Look at the data below and print exactly the lines from its first line through the line with "test = multi_test(cats)"; the pictures stay out of the copy.

* INFORMATION SHOWN
═══

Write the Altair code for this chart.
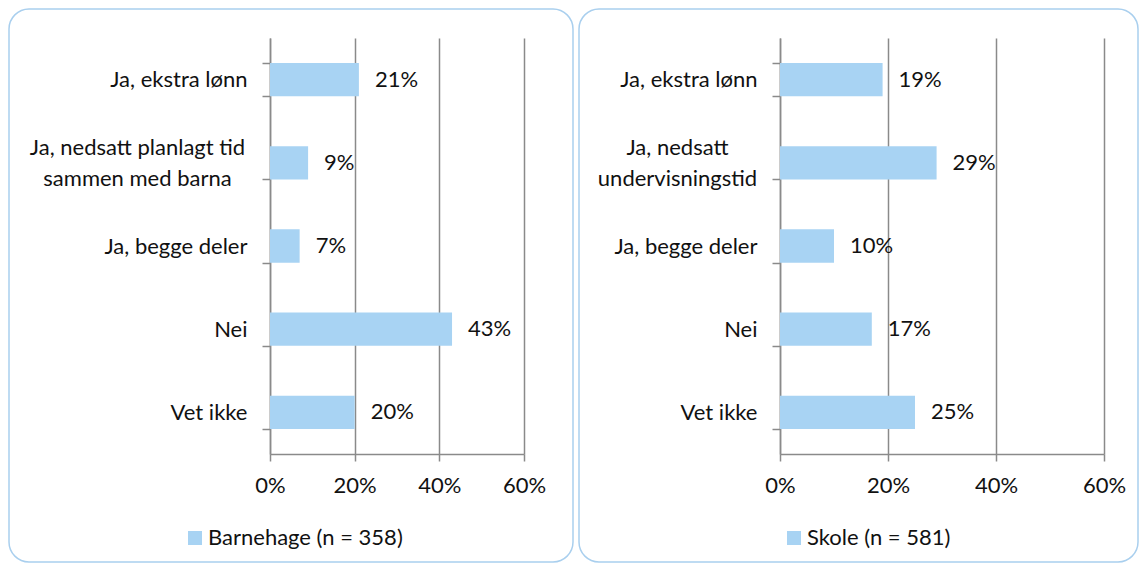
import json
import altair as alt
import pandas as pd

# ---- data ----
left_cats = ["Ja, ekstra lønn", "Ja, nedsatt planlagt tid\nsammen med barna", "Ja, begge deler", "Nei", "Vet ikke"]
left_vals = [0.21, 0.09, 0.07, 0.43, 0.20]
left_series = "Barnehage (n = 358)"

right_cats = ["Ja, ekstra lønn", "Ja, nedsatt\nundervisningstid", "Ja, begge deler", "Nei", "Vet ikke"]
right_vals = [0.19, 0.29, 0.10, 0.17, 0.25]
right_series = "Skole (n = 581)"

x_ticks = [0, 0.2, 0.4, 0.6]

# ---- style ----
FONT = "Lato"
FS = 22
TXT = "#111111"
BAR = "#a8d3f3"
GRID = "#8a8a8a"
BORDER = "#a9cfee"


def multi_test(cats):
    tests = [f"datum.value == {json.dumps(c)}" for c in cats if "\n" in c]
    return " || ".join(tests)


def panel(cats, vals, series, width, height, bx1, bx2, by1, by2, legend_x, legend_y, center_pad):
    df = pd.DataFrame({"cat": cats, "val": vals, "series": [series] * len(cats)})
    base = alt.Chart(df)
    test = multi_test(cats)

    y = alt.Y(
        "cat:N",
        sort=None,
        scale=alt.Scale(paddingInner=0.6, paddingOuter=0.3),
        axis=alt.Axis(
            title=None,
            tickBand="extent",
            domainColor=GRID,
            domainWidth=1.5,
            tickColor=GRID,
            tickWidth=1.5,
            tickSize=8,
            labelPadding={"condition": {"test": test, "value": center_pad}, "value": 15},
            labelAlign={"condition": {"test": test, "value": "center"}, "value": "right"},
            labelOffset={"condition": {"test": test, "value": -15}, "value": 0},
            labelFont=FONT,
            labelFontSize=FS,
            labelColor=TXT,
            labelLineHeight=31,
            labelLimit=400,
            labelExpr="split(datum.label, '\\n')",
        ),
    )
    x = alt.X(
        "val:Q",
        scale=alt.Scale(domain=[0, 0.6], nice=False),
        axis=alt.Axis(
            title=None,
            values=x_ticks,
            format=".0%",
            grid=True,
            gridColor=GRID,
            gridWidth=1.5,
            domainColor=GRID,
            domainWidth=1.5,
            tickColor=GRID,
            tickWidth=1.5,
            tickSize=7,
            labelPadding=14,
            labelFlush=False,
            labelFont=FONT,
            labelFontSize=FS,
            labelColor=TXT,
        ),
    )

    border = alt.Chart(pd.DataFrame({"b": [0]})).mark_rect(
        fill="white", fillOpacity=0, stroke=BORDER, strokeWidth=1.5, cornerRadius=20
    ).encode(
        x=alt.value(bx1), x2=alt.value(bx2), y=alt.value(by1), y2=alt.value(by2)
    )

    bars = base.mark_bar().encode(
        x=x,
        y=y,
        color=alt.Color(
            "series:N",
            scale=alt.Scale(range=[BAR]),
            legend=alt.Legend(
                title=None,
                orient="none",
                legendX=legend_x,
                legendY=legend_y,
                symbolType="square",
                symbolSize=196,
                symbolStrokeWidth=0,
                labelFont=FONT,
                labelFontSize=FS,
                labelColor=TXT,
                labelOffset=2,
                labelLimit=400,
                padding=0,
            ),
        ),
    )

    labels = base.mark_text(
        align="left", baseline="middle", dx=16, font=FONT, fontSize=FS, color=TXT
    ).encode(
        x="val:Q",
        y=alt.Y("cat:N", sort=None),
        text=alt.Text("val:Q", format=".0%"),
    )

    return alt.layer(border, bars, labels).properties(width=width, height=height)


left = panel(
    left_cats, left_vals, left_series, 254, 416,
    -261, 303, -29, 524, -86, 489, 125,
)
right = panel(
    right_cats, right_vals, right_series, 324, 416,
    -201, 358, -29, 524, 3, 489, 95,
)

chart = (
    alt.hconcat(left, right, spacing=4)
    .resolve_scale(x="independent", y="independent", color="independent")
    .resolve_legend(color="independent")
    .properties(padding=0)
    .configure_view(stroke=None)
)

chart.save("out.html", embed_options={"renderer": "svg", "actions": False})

═══

* RESPONSE FOR THIS EXERCISE
Write the Altair code for this chart.
import json
import altair as alt
import pandas as pd

# ---- data ----
left_cats = ["Ja, ekstra lønn", "Ja, nedsatt planlagt tid\nsammen med barna", "Ja, begge deler", "Nei", "Vet ikke"]
left_vals = [0.21, 0.09, 0.07, 0.43, 0.20]
left_series = "Barnehage (n = 358)"

right_cats = ["Ja, ekstra lønn", "Ja, nedsatt\nundervisningstid", "Ja, begge deler", "Nei", "Vet ikke"]
right_vals = [0.19, 0.29, 0.10, 0.17, 0.25]
right_series = "Skole (n = 581)"

x_ticks = [0, 0.2, 0.4, 0.6]

# ---- style ----
FONT = "Lato"
FS = 22
TXT = "#111111"
BAR = "#a8d3f3"
GRID = "#8a8a8a"
BORDER = "#a9cfee"


def multi_test(cats):
    tests = [f"datum.value == {json.dumps(c)}" for c in cats if "\n" in c]
    return " || ".join(tests)


def panel(cats, vals, series, width, height, bx1, bx2, by1, by2, legend_x, legend_y, center_pad):
    df = pd.DataFrame({"cat": cats, "val": vals, "series": [series] * len(cats)})
    base = alt.Chart(df)
    test = multi_test(cats)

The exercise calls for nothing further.